All told McKinsey has repaid more than $63 million for the work it did in South Africa.
But being a global firm it also has form elsewhere.
TRT reports McKinsey worked with Purdue Pharma which made billions from pushing the OxyContin painkiller. It was alleged McKinsey advised clients on how to aggressively sell the drugs and market them through doctors. McKinsey has now agreed to pay $574 million to US authorities for its role in the opioid crisis which has killed hundreds of thousands of Americans.
It also worked for Donald Trump’s Immigration and Customs Enforcement (ICE) agency where it got paid $20 million for advice on how to manage detention facilities cost-effectively recommending budget cuts in areas such as food served to detainees. After the New York Times exposed the gig in 2018 McKinsey severed its contract with ICE.
In Europe it worked with Swissair on an expansion plan which, in a Blackadder type cunning plan, involved not focusing on its core business of flying passengers but proposed the purchase of stakes in regional airlines with the condition that they used Swissair’s ground services. It didn’t work, cost Swissair millions but fortunately didn’t result in bankruptcy.
And then there was Enron – the company supposedly run by the smartest people in the room. Jeff Skilling, the Enron CEO, was a former McKinsey staffer and paid McKinsey millions for various services. In 2001 it collapsed.

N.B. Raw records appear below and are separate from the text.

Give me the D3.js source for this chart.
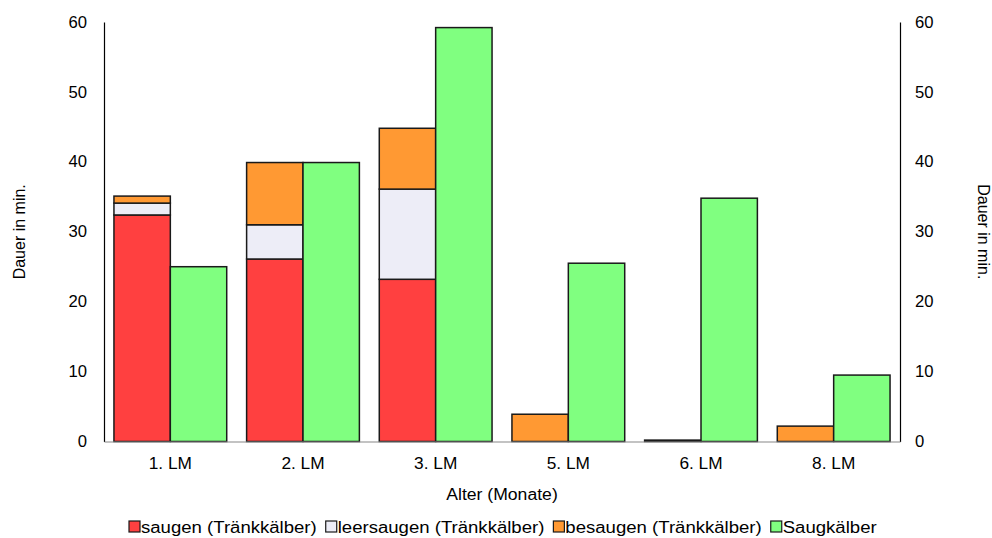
<!DOCTYPE html>
<html><head><meta charset="utf-8">
<script src="https://cdn.jsdelivr.net/npm/d3@7"></script>
<style>body{margin:0;background:#fff}svg{display:block}text{font-family:"Liberation Sans",Arial,sans-serif;fill:#000}</style>
</head><body><svg id="c" width="992" height="538"></svg>
<script>
const categories = ["1. LM","2. LM","3. LM","5. LM","6. LM","8. LM"];
const saugen = [32.4, 26.1, 23.2, 0, 0, 0];
const leersaugen = [1.7, 4.9, 12.9, 0, 0, 0];
const besaugen = [1.0, 8.9, 8.7, 3.9, 0.2, 2.2];
const saugkaelber = [25.0, 39.9, 59.2, 25.5, 34.8, 9.5];
const yTicks = [0,10,20,30,40,50,60];
const seriesNames = ["saugen (Tränkkälber)","leersaugen (Tränkkälber)","besaugen (Tränkkälber)","Saugkälber"];
const colors = ["#FF4040","#EDEDF7","#FF9933","#80FF80"];

const svg = d3.select("#c");
const L = 104, R = 900, T = 22, B = 441.5;
const x = d3.scaleBand().domain(categories).range([L,R]).paddingInner(0.15).paddingOuter(0.075);
const y = d3.scaleLinear().domain([0,60]).range([B,T]);
const half = x.bandwidth()/2;
const FS = 16;

function widen(sel, f){
  sel.each(function(){
    d3.select(this).attr("textLength", this.getComputedTextLength()*f).attr("lengthAdjust","spacingAndGlyphs");
  });
}

// stacked bars
const stackData = categories.map((c,i)=>({cat:c, s0:saugen[i], s1:leersaugen[i], s2:besaugen[i]}));
const stack = d3.stack().keys(["s0","s1","s2"])(stackData);
stack.forEach((layer,k)=>{
  svg.append("g").selectAll("rect").data(layer.filter(d=>d[1]-d[0]>0)).join("rect")
    .attr("x", d=>x(d.data.cat))
    .attr("width", half)
    .attr("y", d=>y(d[1]))
    .attr("height", d=>y(d[0])-y(d[1]))
    .attr("fill", colors[k]).attr("stroke","#1a1a1a").attr("stroke-width",1.5);
});
svg.append("g").selectAll("rect").data(categories.map((c,i)=>({cat:c,v:saugkaelber[i]}))).join("rect")
  .attr("x", d=>x(d.cat)+half)
  .attr("width", half)
  .attr("y", d=>y(d.v))
  .attr("height", d=>B-y(d.v))
  .attr("fill", colors[3]).attr("stroke","#1a1a1a").attr("stroke-width",1.5);

// axes
const yl = svg.append("g").attr("transform",`translate(${L},0)`).call(d3.axisLeft(y).tickValues(yTicks).tickSize(0).tickPadding(17));
const yr = svg.append("g").attr("transform",`translate(${R},0)`).call(d3.axisRight(y).tickValues(yTicks).tickSize(0).tickPadding(15));
const xa = svg.append("g").attr("transform",`translate(0,${B})`).call(d3.axisBottom(x).tickSize(0).tickPadding(16));
[yl,yr,xa].forEach(g=>{
  g.selectAll("text").attr("font-size",FS).attr("font-family","Liberation Sans, Arial, sans-serif");
  g.select(".domain").attr("stroke","#000").attr("stroke-width",1.2);
});
widen(xa.selectAll("text"), 1.08);
widen(yl.selectAll("text"), 1.04);
widen(yr.selectAll("text"), 1.04);
xa.select(".domain").attr("stroke","#888");

// titles
svg.append("text").attr("transform",`translate(25,${(T+B)/2}) rotate(-90)`).attr("text-anchor","middle").attr("font-size",FS).text("Dauer in min.");
svg.append("text").attr("transform",`translate(978,${(T+B)/2}) rotate(90)`).attr("text-anchor","middle").attr("font-size",FS).text("Dauer in min.");
const xt = svg.append("text").attr("x",(L+R)/2).attr("y",500).attr("text-anchor","middle").attr("font-size",FS).text("Alter (Monate)");
widen(xt, 1.1);

// legend
const lg = svg.append("g");
let lx = 129;
seriesNames.forEach((n,i)=>{
  lg.append("rect").attr("x",lx).attr("y",521).attr("width",11).attr("height",11).attr("fill",colors[i]).attr("stroke","#1a1a1a").attr("stroke-width",1.2);
  const t = lg.append("text").attr("x",lx+12).attr("y",532.5).attr("font-size",FS);
  t.text(n);
  const w = t.node().getComputedTextLength()*1.16;
  t.attr("textLength",w).attr("lengthAdjust","spacingAndGlyphs");
  lx += 12 + w + 9;
});
</script></body></html>
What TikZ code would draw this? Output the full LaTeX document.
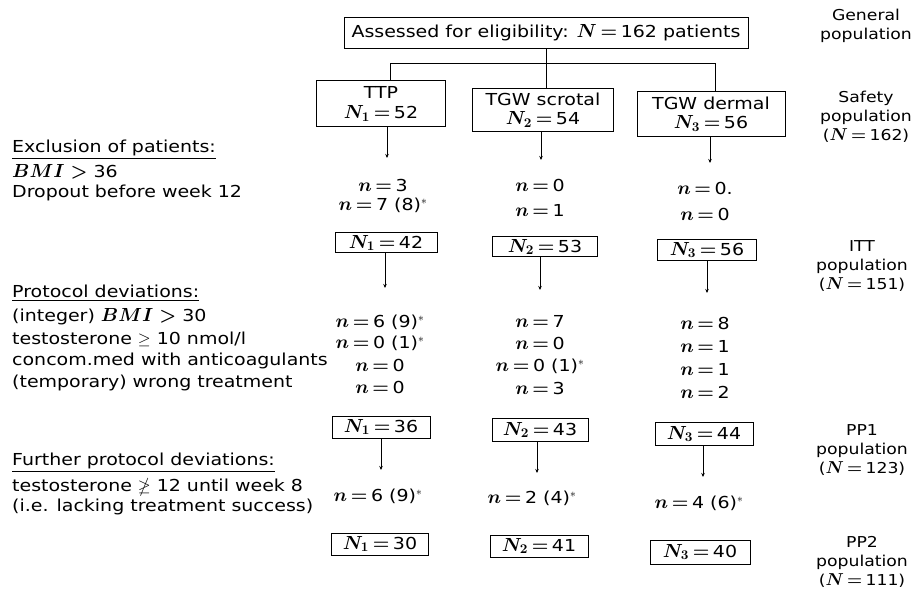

In the McKinsey Quarterly magazine, before the collapse, McKinsey wrote about Enron that “the deployment of off-balance-sheet funds using institutional investment money fostered securitisation skills and granted it access to capital at below the hurdle rates of major oil companies.”
A McKinsey partner write a book, Creative Destruction, applauding Enron’s business model – a model actually based on accounting fraud which destroyed the wealth of many including accounting firm Arthur Anderson and employees who took stock.
Given the Morrison Government’s record of rorts, lies, secrecy and corruption they are obviously a natural fit with some other McKinsey clients.
Morrison might instead heed the words of The Economist (October 30 2021): “Anyone who dreams of a reprieve for fossil fuels must be disabused. It suits Narendra Modi, prime minister of India, Scott Morrison prime minister of Australia and Joe Manchin a senator from West Virginia, never to speak of an end to the fossil fuel age. But for them to duck the responsibility of planning a transition is rank cowardice.”